On a winter morning in Annapolis, Md., a snow-covered truck pulls into the parking lot of a local seafood restaurant. A man in white boots and rubber gloves steps out of the cab, a metal door swings open behind the building and plastic trash cans full of oyster shells are exchanged between restaurant chef and shell recycler.
The trade is just one stop on a route that connects the 130 members of the Shell Recycling Alliance: a group of restaurants, caterers and seafood wholesalers that save their unneeded shells—some in five-gallon buckets, some in 14-gallon trash cans, some in 55-gallon wheeled bins—for pick up by Tommy Price.
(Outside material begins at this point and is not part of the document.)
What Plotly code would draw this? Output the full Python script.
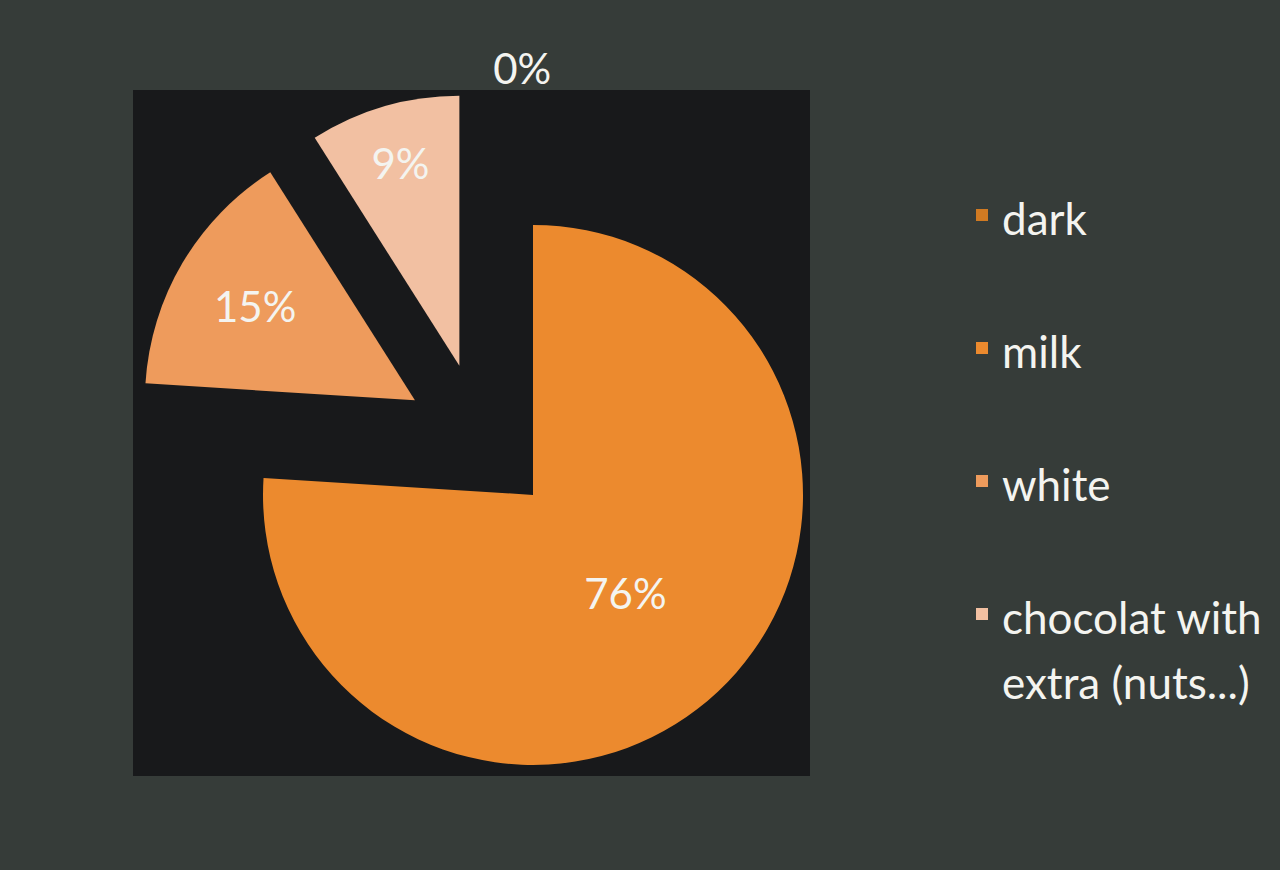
import plotly.graph_objects as go

categories = ["dark", "milk", "white", "chocolat with extra (nuts...)"]
values = [0, 76, 15, 9]
colors = ["#D07A22", "#EC8A2E", "#EE9B5C", "#F2C0A2"]

# legend labels: wrap long names and pad with a blank line for spacing
legend_lines = [
    ["dark", "\u00a0"],
    ["milk", "\u00a0"],
    ["white", "\u00a0"],
    ["chocolat with", "extra (nuts...)"],
]
legend_labels = ['<span style="font-size:44px">' + "<br>".join(l) + "</span>"
                 for l in legend_lines]

W, H = 1280, 870
cx, cy = 480.7, 439.2
pull = 0.283
r = 270
half = r * (1 + pull)

fig = go.Figure()
fig.add_trace(go.Pie(
    labels=legend_labels,
    values=values,
    sort=False,
    direction="clockwise",
    rotation=0,
    pull=[pull] * len(values),
    marker=dict(colors=colors, line=dict(width=0)),
    textinfo="percent",
    texttemplate="%{percent:.0%}",
    textposition=["outside", "inside", "inside", "inside"],
    insidetextorientation="horizontal",
    textfont=dict(family="Lato", size=42, color="#F4F4F0"),
    outsidetextfont=dict(family="Lato", size=42, color="#F4F4F0"),
    domain=dict(x=[(cx - half) / W, (cx + half) / W],
                y=[(H - cy - half) / H, (H - cy + half) / H]),
    showlegend=True,
))

fig.update_layout(
    width=W, height=H,
    autosize=False,
    margin=dict(l=0, r=0, t=0, b=0, pad=0, autoexpand=False),
    paper_bgcolor="#363c39",
    font=dict(family="Lato", color="#F4F4F0"),
    shapes=[dict(type="rect", xref="paper", yref="paper",
                 x0=133 / W, x1=810 / W, y0=1 - 776 / H, y1=1 - 90 / H,
                 fillcolor="#18191b", line=dict(width=0), layer="below")],
    legend=dict(x=962 / W, y=1 - 176 / H, xanchor="left", yanchor="top",
                font=dict(family="Lato", size=50, color="#F4F4F0"),
                valign="top", bgcolor="rgba(0,0,0,0)"),
)

fig.write_html("out.html", config={"displayModeBar": False},
               post_script="document.body.style.margin='0';document.body.style.overflow='hidden';")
Price is a Special Programs Specialist with the Oyster Recovery Partnership, a conservation group that has for two decades worked to restore oysters in the Chesapeake Bay. As a driver in the partnership’s fleet of trucks—which are complete with shell recycling logos and oyster-themed license plates—Price has watched the Shell Recycling Alliance grow, generating more than 1,000 tons of shell that are an integral piece in the oyster restoration puzzle.
Sent to an environmental research lab and oyster hatchery on Maryland’s Eastern Shore, the shells are cured, power-washed and put to work as settling material for the billions of oyster larvae that are planted to replenish reefs across the Bay.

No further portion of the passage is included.